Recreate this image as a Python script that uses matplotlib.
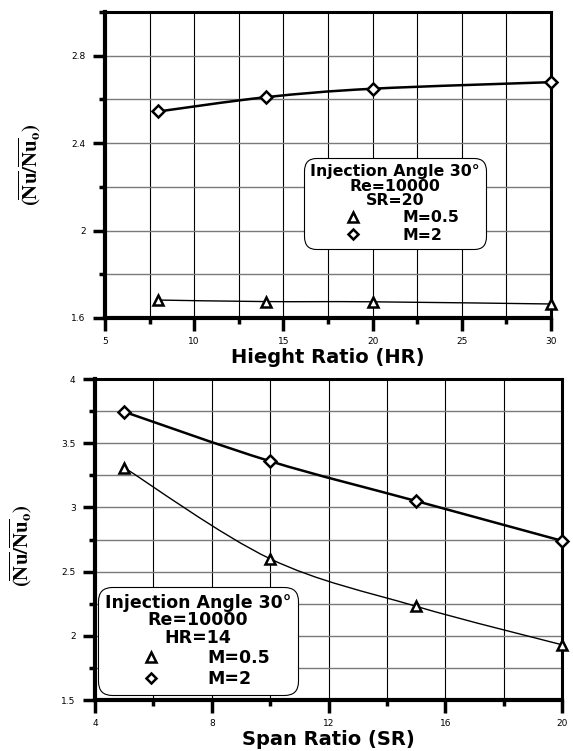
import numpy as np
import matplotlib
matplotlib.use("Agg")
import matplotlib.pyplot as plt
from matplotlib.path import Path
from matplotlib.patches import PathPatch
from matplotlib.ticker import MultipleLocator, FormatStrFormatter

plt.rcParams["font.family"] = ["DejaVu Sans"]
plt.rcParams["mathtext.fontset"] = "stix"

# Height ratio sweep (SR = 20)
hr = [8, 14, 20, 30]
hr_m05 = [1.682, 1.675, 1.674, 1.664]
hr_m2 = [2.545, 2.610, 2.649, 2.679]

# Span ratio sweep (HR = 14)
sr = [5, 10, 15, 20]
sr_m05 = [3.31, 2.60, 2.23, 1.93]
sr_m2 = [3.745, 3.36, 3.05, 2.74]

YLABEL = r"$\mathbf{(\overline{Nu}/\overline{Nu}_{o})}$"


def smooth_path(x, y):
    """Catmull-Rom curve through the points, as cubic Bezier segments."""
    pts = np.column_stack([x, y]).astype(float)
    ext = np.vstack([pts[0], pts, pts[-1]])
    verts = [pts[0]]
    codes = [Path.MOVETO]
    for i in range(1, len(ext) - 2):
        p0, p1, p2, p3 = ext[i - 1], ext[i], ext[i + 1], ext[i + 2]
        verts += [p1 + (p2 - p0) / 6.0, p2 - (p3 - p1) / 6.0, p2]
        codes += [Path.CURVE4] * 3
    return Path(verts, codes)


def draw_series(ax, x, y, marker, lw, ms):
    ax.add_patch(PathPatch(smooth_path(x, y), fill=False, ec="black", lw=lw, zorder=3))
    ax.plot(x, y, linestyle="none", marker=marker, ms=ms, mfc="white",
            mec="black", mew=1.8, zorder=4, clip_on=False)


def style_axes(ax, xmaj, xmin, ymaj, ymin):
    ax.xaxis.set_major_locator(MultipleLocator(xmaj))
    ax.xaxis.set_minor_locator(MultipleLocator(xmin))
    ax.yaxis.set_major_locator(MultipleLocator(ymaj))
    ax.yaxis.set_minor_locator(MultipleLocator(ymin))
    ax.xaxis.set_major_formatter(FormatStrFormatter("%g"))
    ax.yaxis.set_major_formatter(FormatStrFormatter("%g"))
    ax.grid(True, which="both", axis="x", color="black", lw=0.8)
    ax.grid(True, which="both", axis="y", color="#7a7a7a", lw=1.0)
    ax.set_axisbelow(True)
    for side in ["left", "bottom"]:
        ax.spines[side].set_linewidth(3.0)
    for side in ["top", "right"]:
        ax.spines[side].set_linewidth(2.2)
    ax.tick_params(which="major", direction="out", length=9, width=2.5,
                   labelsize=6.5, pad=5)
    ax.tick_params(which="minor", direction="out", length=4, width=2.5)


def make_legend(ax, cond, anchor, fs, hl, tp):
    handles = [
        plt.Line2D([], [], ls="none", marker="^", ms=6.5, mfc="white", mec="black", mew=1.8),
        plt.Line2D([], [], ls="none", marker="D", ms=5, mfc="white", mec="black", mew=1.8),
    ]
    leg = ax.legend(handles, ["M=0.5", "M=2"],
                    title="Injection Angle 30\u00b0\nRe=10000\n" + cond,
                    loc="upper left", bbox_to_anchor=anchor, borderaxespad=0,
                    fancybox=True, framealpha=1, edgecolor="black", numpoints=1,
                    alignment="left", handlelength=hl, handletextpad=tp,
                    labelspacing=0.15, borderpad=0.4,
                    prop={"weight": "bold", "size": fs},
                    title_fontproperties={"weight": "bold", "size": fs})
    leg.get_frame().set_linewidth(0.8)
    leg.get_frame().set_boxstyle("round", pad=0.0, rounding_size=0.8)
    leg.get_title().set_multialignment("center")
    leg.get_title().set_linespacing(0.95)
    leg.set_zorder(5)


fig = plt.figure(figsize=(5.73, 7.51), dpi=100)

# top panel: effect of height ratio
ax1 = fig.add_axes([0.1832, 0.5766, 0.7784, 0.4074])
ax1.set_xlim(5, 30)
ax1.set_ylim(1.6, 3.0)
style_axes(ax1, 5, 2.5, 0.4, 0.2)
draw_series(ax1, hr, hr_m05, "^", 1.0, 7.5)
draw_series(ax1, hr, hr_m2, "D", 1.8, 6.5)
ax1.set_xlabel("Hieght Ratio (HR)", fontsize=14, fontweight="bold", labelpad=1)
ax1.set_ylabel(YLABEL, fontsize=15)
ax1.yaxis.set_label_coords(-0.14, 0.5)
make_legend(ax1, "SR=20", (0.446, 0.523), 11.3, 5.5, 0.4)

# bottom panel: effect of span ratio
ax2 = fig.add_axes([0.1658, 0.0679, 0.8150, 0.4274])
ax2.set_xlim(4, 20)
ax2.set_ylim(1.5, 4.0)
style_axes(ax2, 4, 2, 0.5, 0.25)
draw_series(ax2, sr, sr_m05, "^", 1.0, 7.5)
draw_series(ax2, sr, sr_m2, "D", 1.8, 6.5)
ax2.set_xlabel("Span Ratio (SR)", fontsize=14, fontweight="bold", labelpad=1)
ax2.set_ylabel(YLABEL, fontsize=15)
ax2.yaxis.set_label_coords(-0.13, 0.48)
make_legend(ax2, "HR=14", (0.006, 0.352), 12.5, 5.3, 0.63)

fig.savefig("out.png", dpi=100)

*What to produce:* Copy each line above where the string "matplotlib" occurs.

*Written answer:*
Recreate this image as a Python script that uses matplotlib.
import matplotlib
matplotlib.use("Agg")
import matplotlib.pyplot as plt
from matplotlib.path import Path
from matplotlib.patches import PathPatch
from matplotlib.ticker import MultipleLocator, FormatStrFormatter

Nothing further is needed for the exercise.